In an attempt to solve the mystery, the bone fragment was sent to the Molecular Anthropology Laboratories at the University of Oklahoma in Norman, Okla.
Initial tests for the presence of human mitochondrial DNA in the bone fragment were positive, but subsequent testing was unable to replicate the results.
According to Cecil M. Lewis, who carried out the DNA tests, this suggests that either the initial detection of human DNA was attributed to a sporadic DNA contamination event, or there was human DNA in the extract, but it was too little, or of too poor quality for a consistent analysis.
Another possibility is that the DNA in the bone was non-human.
More general tests for animal DNA, human and non-human, provided "no positive results," suggesting three possibilities: there was no animal DNA in the bone; there was animal DNA, but it was too little or of too poor of quality to reliably analyze; or the real time Polymerase Chain Reaction method used to detect the DNA was ineffective for targeting the particular animal.
"For now, the question of whether the bone is human must remain unanswered," Lewis concluded.
The researchers decided to preserve a tiny fragment of the bone, hoping to use it in the future as less destructive, and more sensitive genomic methods develop.
Analysis of clumps of a substance recovered from the same site yielded more promising results.
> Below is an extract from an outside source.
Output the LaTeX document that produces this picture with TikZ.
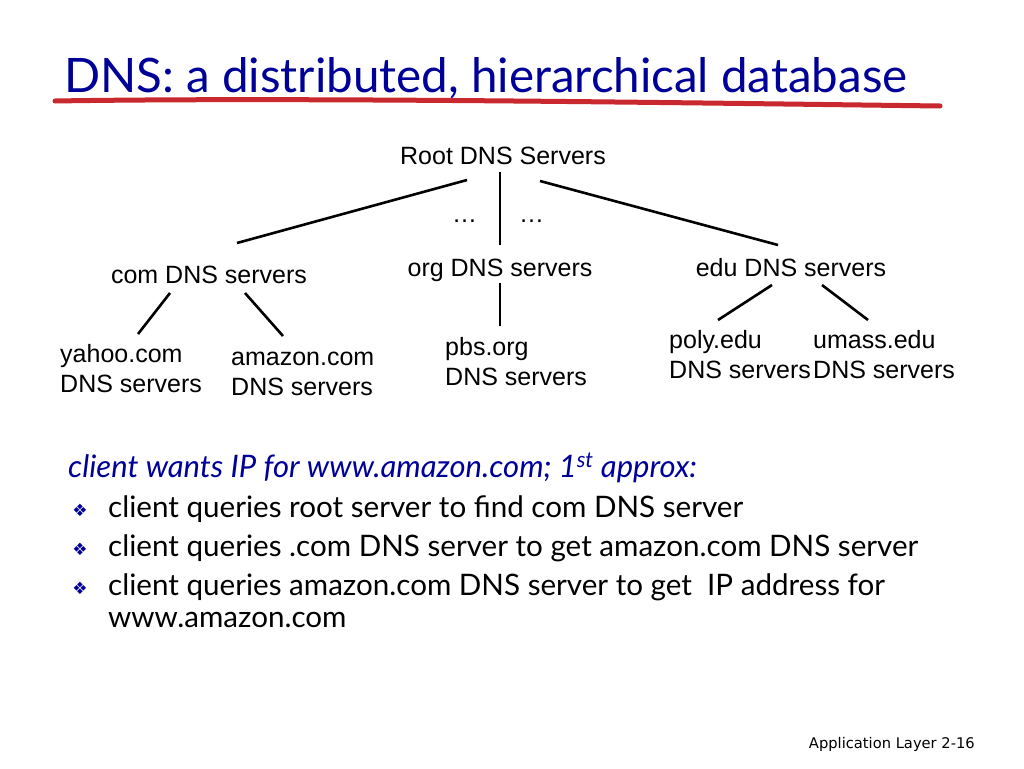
\documentclass[tikz,border=0pt]{standalone}
\usepackage{fontspec}
\setmainfont{Lato}
\newfontfamily\arial{Liberation Sans}
\newfontfamily\dejavu{DejaVu Sans}
\definecolor{navy}{RGB}{0,0,153}
\definecolor{redline}{RGB}{200,40,46}
\begin{document}
\begin{tikzpicture}[x=1pt,y=-1pt,
  diag/.style={font=\arial\fontsize{25}{30}\selectfont, inner sep=0pt, anchor=base west, align=left},
  body/.style={font=\fontsize{29.6}{36}\selectfont, inner sep=0pt, anchor=base west},
  bul/.style={font=\dejavu\fontsize{17}{18}\selectfont, text=navy, inner sep=0pt, anchor=base},
  edge/.style={line width=2.6pt}]
\useasboundingbox (0,0) rectangle (1024,768);
\fill[white] (0,0) rectangle (1024,768);
% title
\node[font=\fontsize{47.5}{54}\selectfont, text=navy, inner sep=0pt, anchor=base west] (title) at (64,92) {DNS: a distributed, hierarchical database};
\coordinate (ul1) at (55,101);
\coordinate (ul2) at (940,106);
\draw[redline, line width=5pt, line cap=round] (ul1) .. controls (300,97) and (700,103) .. (ul2);
% tree
\node[diag, anchor=base] (root) at (503,164) {Root DNS Servers};
\node[diag, anchor=base] (com) at (209,283) {com DNS servers};
\node[diag, anchor=base] (org) at (500,276) {org DNS servers};
\node[diag, anchor=base] (edu) at (791,276) {edu DNS servers};
\node[diag] (dots1) at (452,222) {\dots};
\node[diag] (dots2) at (519,222) {\dots};
\coordinate (r1) at (467,180); \coordinate (c0) at (237,243);
\coordinate (r2) at (500,172); \coordinate (o0) at (500,245);
\coordinate (r3) at (540,181); \coordinate (e0) at (778,245);
\draw[edge] (r1) -- (c0);
\draw[edge] (r2) -- (o0);
\draw[edge] (r3) -- (e0);
\node[diag] (yahoo) at (60,392.5) {yahoo.com\\DNS servers};
\node[diag] (amazon) at (231,395.5) {amazon.com\\DNS servers};
\node[diag] (pbs) at (445,385) {pbs.org\\DNS servers};
\node[diag] (poly) at (669,378.5) {poly.edu\\DNS servers};
\node[diag] (umass) at (813,378.5) {umass.edu\\DNS servers};
\coordinate (c1) at (170,293); \coordinate (y0) at (138,334);
\coordinate (c2) at (245,293); \coordinate (a0) at (283,336);
\coordinate (o1) at (500,283); \coordinate (p0) at (500,326);
\coordinate (e1) at (772,285); \coordinate (pl0) at (718,320);
\coordinate (e2) at (822,285); \coordinate (u0) at (868,320);
\draw[edge] (c1) -- (y0);
\draw[edge] (c2) -- (a0);
\draw[edge] (o1) -- (p0);
\draw[edge] (e1) -- (pl0);
\draw[edge] (e2) -- (u0);
% text
\node[body, text=navy, font=\itshape\fontsize{31}{36}\selectfont] (head) at (68,477) {client wants IP for www.amazon.com; 1\textsuperscript{st} approx:};
\node[bul] (b1) at (80,516) {❖};
\node[bul] (b2) at (80,555) {❖};
\node[bul] (b3) at (80,594) {❖};
\node[body] (t1) at (108,517) {client queries root server to find com DNS server};
\node[body] (t2) at (108,556) {client queries .com DNS server to get amazon.com DNS server};
\node[body] (t3) at (108,595) {client queries amazon.com DNS server to get\ \ IP address for};
\node[body] (t4) at (108,627) {www.amazon.com};
\node[font=\dejavu\fontsize{14.7}{18}\selectfont, inner sep=0pt, anchor=base east] (foot) at (975,748) {Application Layer 2-16};
\end{tikzpicture}
\end{document}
Archaeologically, the clumps are anomalous in the context of the site. Examined by University of Maine anthropologist Kristin Sobolik, the mass was found to possess some fecal properties.
The material has been analyzed by the Molecular Anthropology Laboratories at Oklahoma University. There, Lewis's team was able to extract human mitochondrial DNA.
"DNA from two individuals was detected but to date, the amount extracted is not sufficient for comparison to Earhart reference samples," Gillespie said.
According to Lewis, the most common explanation for multiple sequences is either the sample is associated with a temporary latrine used by more than one person, or the retrieved data still includes modern human contamination.
"We will continue to explore how well these explanations fit the data by further molecular testing," Lewis said.
In addition to the bacteria and human DNA analyses, future analysis will include targets for plants and animals.
According to Lewis, the presence of certain plant and animal DNA would be a further indication that the clumps are fecal matter and could provide information about the diet and general health of the individual.